>> start SOURCE DATA

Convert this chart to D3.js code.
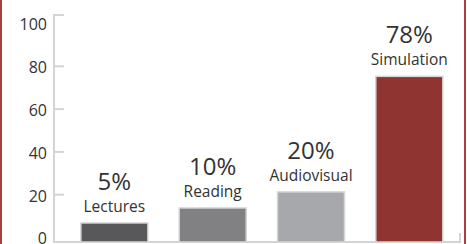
<!DOCTYPE html>
<html lang="en">
<head>
  <meta charset="UTF-8">
  <title>Learning retention</title>
  <style>
    body {
      margin: 0;
      background-color: white;
      font-family: "Open Sans", Arial, sans-serif;
    }

    .axis-line {
      stroke: #d4d4d4;
      stroke-width: 2;
      fill: none;
    }

    .tick-label {
      font-size: 16px;
      fill: #333;
      text-anchor: end;
    }

    .bar {
      stroke: #d6d6d6;
      stroke-width: 1.5;
    }

    .pct {
      font-size: 24px;
      fill: #333;
      text-anchor: middle;
    }

    .cat {
      font-size: 15.5px;
      fill: #333;
      text-anchor: middle;
    }
  </style>
</head>
<body>
  <svg id="chart" width="467" height="244"></svg>

  <script src="https://d3js.org/d3.v7.min.js"></script>
  <script>
    var categories = ["Lectures", "Reading", "Audiovisual", "Simulation"];
    var percentLabels = ["5%", "10%", "20%", "78%"];
    // bar heights as drawn in the picture (not to the printed percentages)
    var barValues = [7.5, 14.5, 22, 76];
    var barColors = ["#58585a", "#818184", "#a7a8ab", "#8f3431"];
    var tickValues = [0, 20, 40, 60, 80, 100];

    var chart = d3.select("#chart");

    var axisX = 54;
    var baseY = 242;

    var y = d3.scaleLinear()
      .domain([0, 100])
      .range([239, 25]);

    var x = d3.scaleBand()
      .domain(categories)
      .range([axisX, 460])
      .paddingInner(0.318)
      .paddingOuter(0.224)
      .align(0.61);

    // red frame at the sides
    chart.append("rect")
      .attr("x", 0).attr("y", -5)
      .attr("width", 2).attr("height", 254)
      .attr("fill", "#a8403d");
    chart.append("rect")
      .attr("x", 464).attr("y", -5)
      .attr("width", 2).attr("height", 254)
      .attr("fill", "#a8403d");

    // axis frame: left line with top cap, baseline, right end tick
    chart.append("path")
      .attr("class", "axis-line")
      .attr("d", "M" + (axisX + 10) + ",15H" + axisX + "V" + baseY + "H460V233");

    chart.selectAll(".tick-line")
      .data(tickValues.filter(function(d) { return d > 0 && d < 100; }))
      .enter().append("line")
      .attr("class", "axis-line")
      .attr("x1", axisX)
      .attr("x2", axisX + 10)
      .attr("y1", function(d) { return y(d) - 1.5; })
      .attr("y2", function(d) { return y(d) - 1.5; });

    chart.selectAll(".tick-label")
      .data(tickValues)
      .enter().append("text")
      .attr("class", "tick-label")
      .attr("x", 47)
      .attr("y", function(d) { return y(d); })
      .attr("dy", "0.34em")
      .text(function(d) { return d; });

    chart.selectAll(".bar")
      .data(barValues)
      .enter().append("rect")
      .attr("class", "bar")
      .attr("x", function(d, i) { return x(categories[i]); })
      .attr("y", function(d) { return y(d); })
      .attr("width", x.bandwidth())
      .attr("height", function(d) { return baseY - y(d); })
      .attr("fill", function(d, i) { return barColors[i]; });

    chart.selectAll(".cat")
      .data(barValues)
      .enter().append("text")
      .attr("class", "cat")
      .attr("x", function(d, i) { return x(categories[i]) + x.bandwidth() / 2; })
      .attr("y", function(d) { return y(d) - 11; })
      .text(function(d, i) { return categories[i]; });

    chart.selectAll(".pct")
      .data(barValues)
      .enter().append("text")
      .attr("class", "pct")
      .attr("x", function(d, i) { return x(categories[i]) + x.bandwidth() / 2; })
      .attr("y", function(d) { return y(d) - 33; })
      .text(function(d, i) { return percentLabels[i]; });
  </script>
</body>
</html>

>> end SOURCE DATA

| WHAT TO PRODUCE |
Extract every line of the data exactly; pictures stay out.

| RIGHT ANSWER |
Convert this chart to D3.js code.
<!DOCTYPE html>
<html lang="en">
<head>
  <meta charset="UTF-8">
  <title>Learning retention</title>
  <style>
    body {
      margin: 0;
      background-color: white;
      font-family: "Open Sans", Arial, sans-serif;
    }

    .axis-line {
      stroke: #d4d4d4;
      stroke-width: 2;
      fill: none;
    }

    .tick-label {
      font-size: 16px;
      fill: #333;
      text-anchor: end;
    }

    .bar {
      stroke: #d6d6d6;
      stroke-width: 1.5;
    }

    .pct {
      font-size: 24px;
      fill: #333;
      text-anchor: middle;
    }

    .cat {
      font-size: 15.5px;
      fill: #333;
      text-anchor: middle;
    }
  </style>
</head>
<body>
  <svg id="chart" width="467" height="244"></svg>

  <script src="https://d3js.org/d3.v7.min.js"></script>
  <script>
    var categories = ["Lectures", "Reading", "Audiovisual", "Simulation"];
    var percentLabels = ["5%", "10%", "20%", "78%"];
    // bar heights as drawn in the picture (not to the printed percentages)
    var barValues = [7.5, 14.5, 22, 76];
    var barColors = ["#58585a", "#818184", "#a7a8ab", "#8f3431"];
    var tickValues = [0, 20, 40, 60, 80, 100];

    var chart = d3.select("#chart");

    var axisX = 54;
    var baseY = 242;

    var y = d3.scaleLinear()
      .domain([0, 100])
      .range([239, 25]);

    var x = d3.scaleBand()
      .domain(categories)
      .range([axisX, 460])
      .paddingInner(0.318)
      .paddingOuter(0.224)
      .align(0.61);

    // red frame at the sides
    chart.append("rect")
      .attr("x", 0).attr("y", -5)
      .attr("width", 2).attr("height", 254)
      .attr("fill", "#a8403d");
    chart.append("rect")
      .attr("x", 464).attr("y", -5)
      .attr("width", 2).attr("height", 254)
      .attr("fill", "#a8403d");

    // axis frame: left line with top cap, baseline, right end tick
    chart.append("path")
      .attr("class", "axis-line")
      .attr("d", "M" + (axisX + 10) + ",15H" + axisX + "V" + baseY + "H460V233");

    chart.selectAll(".tick-line")
      .data(tickValues.filter(function(d) { return d > 0 && d < 100; }))
      .enter().append("line")
      .attr("class", "axis-line")
      .attr("x1", axisX)
      .attr("x2", axisX + 10)
      .attr("y1", function(d) { return y(d) - 1.5; })
      .attr("y2", function(d) { return y(d) - 1.5; });

    chart.selectAll(".tick-label")
      .data(tickValues)
      .enter().append("text")
      .attr("class", "tick-label")
      .attr("x", 47)
      .attr("y", function(d) { return y(d); })
      .attr("dy", "0.34em")
      .text(function(d) { return d; });

    chart.selectAll(".bar")
      .data(barValues)
      .enter().append("rect")
      .attr("class", "bar")
      .attr("x", function(d, i) { return x(categories[i]); })
      .attr("y", function(d) { return y(d); })
      .attr("width", x.bandwidth())
      .attr("height", function(d) { return baseY - y(d); })
      .attr("fill", function(d, i) { return barColors[i]; });

    chart.selectAll(".cat")
      .data(barValues)
      .enter().append("text")
      .attr("class", "cat")
      .attr("x", function(d, i) { return x(categories[i]) + x.bandwidth() / 2; })
      .attr("y", function(d) { return y(d) - 11; })
      .text(function(d, i) { return categories[i]; });

    chart.selectAll(".pct")
      .data(barValues)
      .enter().append("text")
      .attr("class", "pct")
      .attr("x", function(d, i) { return x(categories[i]) + x.bandwidth() / 2; })
      .attr("y", function(d) { return y(d) - 33; })
      .text(function(d, i) { return percentLabels[i]; });
  </script>
</body>
</html>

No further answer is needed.